Have you ever thought about what you are passionate about? Not what you like or what you enjoy. No, the thing or things that make your heart burn and come alive. What is it that makes getting out of bed every day worth it?
As a young girl (before I knew Jesus) He was creating a love for the "least of these" within me. As I grew the compassion within me grew. It grew but was not often nurtured and cultivated. As a young person it was not cool to hang out with the outcast at school. I was discouraged from talking to the homeless person as I walked around downtown. Saving my money to give away was not as responsible as saving it to spend on myself. As I grew up my love for the "least of these" grew but my passion grew into frustration.
When you are passionate about things or people who offend or scare others it is likely you will be discouraged more than ever encouraged. Or at least that has been my experience.
I have always been a little, um let's say weird. I say that with a smile on my face! There have been many labels put on me over the years - some good and some not so good. I guess a young woman who loves being counter-culture you tend to ruffle a few feathers.
But my love for the unlovable is not something I decided on. Oh believe me, I did not choose to love the unlovable. In fact, on my own I totally fail at loving anyone! It is only because Jesus is within me and I have asked that He give me His heart that I can even look at people with love in my heart for them.
What I am discovering is that passion is intense. It is consuming. Passion is what keeps you up at night, gets you out of bed in the morning and what sustains you throughout the day. Passion is also something that can be heavy and mangle your heart. But when you ask Jesus to give you His heart... He will give it to you!
As I look back over my life I see the signs of passions developing within my heart. I can see different times in my life with compassion was birthed in my heart. I can also pinpoint different times over the years when my passions where discouraged and even frowned upon. Passion causes tension.
In my life and I believe maybe even in your life there have been well meaning people who have tried to steer you in a different direction or path in life. The reason? Because what your heart burned for made them uncomfortable or they were concerned about your safety/well being - not because they don't love you. I have found this very true in my life.
Having a passion to minister to orphans in Africa, serve in places of great poverty, tell prostitutes about Jesus' love for them, help widows... these things make people uncomfortable. For me - they make me feel alive!
However, in none of this I do not boast. I know that apart from Jesus I can do nothing. Especially the things that make my heart burn. Without the compassion and strength of Jesus I cannot even say hello to a filthy child or withstand the smell that comes with poverty or go near a diseased prostituted woman or serve a lonely widow. I am not able to do any of these things if Jesus doesn't help me.
Pride is an ugly thing. It is such a barrier. But humility - opens the flood gates of heaven.
What makes you burn? What makes you ecstatic? What makes your heart so heavy that you cannot stop the tears? What are you passionate about? WHAT has Jesus put in your heart to do something about?
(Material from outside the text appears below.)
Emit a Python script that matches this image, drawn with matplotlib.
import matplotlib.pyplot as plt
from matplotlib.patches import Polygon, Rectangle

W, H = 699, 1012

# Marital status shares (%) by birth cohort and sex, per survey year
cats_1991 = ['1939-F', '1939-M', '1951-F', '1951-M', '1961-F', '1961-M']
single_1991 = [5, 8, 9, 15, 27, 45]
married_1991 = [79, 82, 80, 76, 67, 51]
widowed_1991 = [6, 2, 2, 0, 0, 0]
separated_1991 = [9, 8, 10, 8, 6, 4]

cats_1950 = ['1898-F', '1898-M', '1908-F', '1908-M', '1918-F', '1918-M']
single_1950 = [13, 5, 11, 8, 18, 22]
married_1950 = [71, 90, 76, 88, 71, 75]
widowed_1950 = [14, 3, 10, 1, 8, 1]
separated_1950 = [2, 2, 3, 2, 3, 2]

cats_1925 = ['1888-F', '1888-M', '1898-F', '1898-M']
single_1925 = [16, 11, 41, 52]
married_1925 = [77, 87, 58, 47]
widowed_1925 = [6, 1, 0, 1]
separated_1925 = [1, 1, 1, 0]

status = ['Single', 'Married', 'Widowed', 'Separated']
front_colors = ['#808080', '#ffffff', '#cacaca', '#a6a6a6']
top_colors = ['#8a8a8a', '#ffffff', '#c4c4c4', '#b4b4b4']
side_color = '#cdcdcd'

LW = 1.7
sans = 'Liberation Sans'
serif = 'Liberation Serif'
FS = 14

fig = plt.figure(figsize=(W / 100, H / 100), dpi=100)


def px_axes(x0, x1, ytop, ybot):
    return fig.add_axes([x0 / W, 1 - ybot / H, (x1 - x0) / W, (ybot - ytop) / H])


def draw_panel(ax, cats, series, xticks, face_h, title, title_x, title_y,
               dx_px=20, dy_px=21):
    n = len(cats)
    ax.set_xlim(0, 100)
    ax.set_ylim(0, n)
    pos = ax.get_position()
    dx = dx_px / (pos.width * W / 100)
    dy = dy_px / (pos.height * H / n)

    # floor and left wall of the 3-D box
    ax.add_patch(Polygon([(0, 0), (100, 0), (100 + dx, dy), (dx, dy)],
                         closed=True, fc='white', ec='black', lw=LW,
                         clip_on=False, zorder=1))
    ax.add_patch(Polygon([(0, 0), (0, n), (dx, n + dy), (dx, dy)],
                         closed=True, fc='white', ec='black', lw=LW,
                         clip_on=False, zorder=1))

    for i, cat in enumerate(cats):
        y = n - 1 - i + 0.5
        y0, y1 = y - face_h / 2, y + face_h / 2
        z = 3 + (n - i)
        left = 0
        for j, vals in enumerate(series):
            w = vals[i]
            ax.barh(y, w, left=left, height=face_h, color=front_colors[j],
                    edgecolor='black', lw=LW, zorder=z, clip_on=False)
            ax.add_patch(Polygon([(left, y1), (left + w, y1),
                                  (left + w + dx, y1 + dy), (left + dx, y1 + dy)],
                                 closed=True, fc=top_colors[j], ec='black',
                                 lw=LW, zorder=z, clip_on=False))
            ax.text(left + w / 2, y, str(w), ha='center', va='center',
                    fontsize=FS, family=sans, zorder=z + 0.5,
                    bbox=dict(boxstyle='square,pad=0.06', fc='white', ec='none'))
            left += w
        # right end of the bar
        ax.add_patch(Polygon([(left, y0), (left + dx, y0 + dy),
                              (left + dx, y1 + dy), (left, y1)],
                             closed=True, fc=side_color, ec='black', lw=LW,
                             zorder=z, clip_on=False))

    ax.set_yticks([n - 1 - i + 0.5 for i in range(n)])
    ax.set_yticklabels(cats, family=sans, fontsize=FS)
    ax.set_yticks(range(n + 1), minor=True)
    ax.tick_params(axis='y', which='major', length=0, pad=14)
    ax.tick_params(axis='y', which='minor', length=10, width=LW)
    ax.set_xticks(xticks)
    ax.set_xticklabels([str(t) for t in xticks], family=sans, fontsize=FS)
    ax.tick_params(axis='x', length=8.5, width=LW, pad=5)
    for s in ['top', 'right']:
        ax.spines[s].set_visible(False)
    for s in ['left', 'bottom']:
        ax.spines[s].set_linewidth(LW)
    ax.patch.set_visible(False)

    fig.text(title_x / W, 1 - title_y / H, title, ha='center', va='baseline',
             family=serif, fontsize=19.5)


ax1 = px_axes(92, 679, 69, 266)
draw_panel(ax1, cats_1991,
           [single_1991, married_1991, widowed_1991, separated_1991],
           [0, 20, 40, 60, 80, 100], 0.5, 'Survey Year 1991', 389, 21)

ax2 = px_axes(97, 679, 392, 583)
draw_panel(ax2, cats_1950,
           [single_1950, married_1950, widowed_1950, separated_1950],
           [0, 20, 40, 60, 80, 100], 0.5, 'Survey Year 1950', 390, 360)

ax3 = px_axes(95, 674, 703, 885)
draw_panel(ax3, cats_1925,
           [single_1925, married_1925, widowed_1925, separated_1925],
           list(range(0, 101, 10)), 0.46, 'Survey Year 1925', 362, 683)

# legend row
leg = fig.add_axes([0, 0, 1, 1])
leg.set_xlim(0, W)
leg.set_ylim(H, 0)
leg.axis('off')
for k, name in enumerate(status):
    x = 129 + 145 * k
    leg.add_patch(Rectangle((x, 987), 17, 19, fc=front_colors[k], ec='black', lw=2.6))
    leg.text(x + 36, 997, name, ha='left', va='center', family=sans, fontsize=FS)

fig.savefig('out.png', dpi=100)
Whatever it is... a People Group, a Country, a Cause, a Disease, an Injustice, an Activity... Pursue it with all of your heart, lean not on your own understanding or strength, pray like you have never prayed, beseech the Father, and go for it! Run the race. Love others for eternity not just today or tomorrow. Live your life filled with passion so that each and every day that God gives you here on earth HE is glorified, honored and praised through you!
When you are filled with the love of Jesus no one and nothing can hold you back. When Jesus gives you His heart for His people receive it as a gift - He is counting you worthy of tending to His sheep! What an honor to be His hands and feet. What an honor.